The less functionalist choosing of precedents, including a mix of centuries-old traditions and more recent court opinions that are countervailed by others, effected the overturning of Roe v. Wade, which has placed many women in medical peril. A specific path through legal precedents provided for using the least scrutinous level of court review to evaluate a challenged abortion restriction. While a physician or layperson would likely see that being a pregnant woman bears a status uniquely affected by abortion-restricting laws, judges excessively focused on precedents and pre-Nineteenth Amendment history can find it prudent to exclude medical outcomes while resolving the legal question; this is what the Dobbs majority opinion did.

Thus, this Note proposes that in their efforts to make ethical rulings, judges and justices should weigh scientific and statistical evidence heavily in health-related cases and should have trusted neutral experts at the ready to apprise the court of scientific consensuses on predicted outcomes from certain changes in law. Given how amici often bear partisan valences that may bias a judge’s construction of their arguments, judges’ access to and consideration of trusted scientific interpreters from within the courthouse may effectuate both more accurate and more capacious reasoning; hearing the likely health-related effects of their decisions from closely trusted scientific interpreters may spark more frequent functionalism like that applied in many 20th Century landmark opinions. This could be especially helpful as the recent overturning of “Chevron deference” promises to bring many novel questions regarding modern medicine, environmental science, and technology to the bench. 
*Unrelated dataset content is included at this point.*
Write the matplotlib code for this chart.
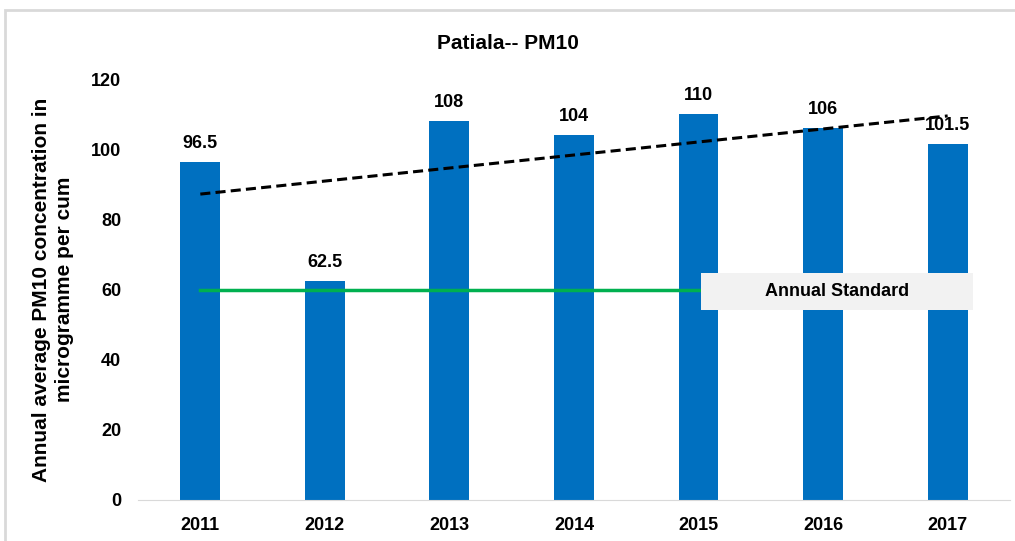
import numpy as np
import matplotlib.pyplot as plt
from matplotlib.patches import Rectangle

plt.rcParams['font.family'] = ['Liberation Sans', 'DejaVu Sans']

years = ['2011', '2012', '2013', '2014', '2015', '2016', '2017']
pm10 = [96.5, 62.5, 108, 104, 110, 106, 101.5]
value_labels = ['96.5', '62.5', '108', '104', '110', '106', '101.5']
standard = 60

x = np.arange(len(years))

fig = plt.figure(figsize=(10.15, 5.41), dpi=100)
ax = fig.add_axes([0.136, 0.0758, 0.859, 0.778])

# outer chart frame (cut off at right and bottom like the screenshot)
fig.patches.append(Rectangle((5 / 1015, -0.05), 1.1, 1 - 10 / 541 + 0.05,
                             transform=fig.transFigure, fill=False,
                             edgecolor='#d9d9d9', linewidth=2))

ax.bar(x, pm10, width=0.32, color='#0070C0', zorder=2)
for xi, v, lab in zip(x, pm10, value_labels):
    ax.annotate(lab, (xi, v), xytext=(0, 7), textcoords='offset points',
                ha='center', va='bottom', fontsize=13, fontweight='bold')

# annual standard line
ax.plot([x[0], x[-1]], [standard, standard], color='#00B050', lw=2.5, zorder=3)
ax.add_patch(Rectangle((4.02, 54.2), 2.18, 10.5, fc='#f2f2f2', ec='none', zorder=4))
ax.text(5.11, standard - 0.5, 'Annual Standard', ha='center', va='center',
        fontsize=13, fontweight='bold', zorder=5)

# linear trend
coef = np.polyfit(x, pm10, 1)
ax.plot(x, np.polyval(coef, x), color='black', ls=(0, (3.3, 1.7)), lw=2.2, zorder=3)

ax.set_xlim(-0.5, 6.5)
ax.set_ylim(0, 120)
ax.set_yticks(range(0, 121, 20))
ax.set_xticks(x)
ax.set_xticklabels(years)
ax.tick_params(axis='x', length=0, labelsize=13, pad=12)
ax.tick_params(axis='y', length=0, labelsize=13, pad=12)
for lab in ax.get_xticklabels() + ax.get_yticklabels():
    lab.set_fontweight('bold')
for s in ['top', 'right', 'left']:
    ax.spines[s].set_visible(False)
ax.spines['bottom'].set_color('#d9d9d9')

ax.set_ylabel('Annual average PM10 concentration in\nmicrogramme per cum',
              fontsize=15, fontweight='bold', labelpad=12, linespacing=1.3)
fig.text(0.5, 0.92, 'Patiala-- PM10', ha='center', va='center',
         fontsize=15, fontweight='bold')

fig.savefig('out.png', dpi=100)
With this in mind, this Note will explore federal courts’ applications of science (or lack thereof) in controversies over medical matters. Part I will compare good science applied by district trial judges in a sample of FDA cases to dangerously poor science in one recent case. Parts II, III, and IV will then look at how the sidelining of science in the landmark Dobbs ruling contrasts with health science’s influence in past critical Supreme Court rulings, including Justice Harry Blackmun’s Roe opinion. Part IV will also probe problems arising when a justice erroneously infers a scientific conclusion themself. Finally, Part V will contemplate policy proposals for cultivating greater friendship between appellate judges and scientific experts, including the idea of requiring that some of the closest friends of the court—the law clerks—should have prior education in science or technology.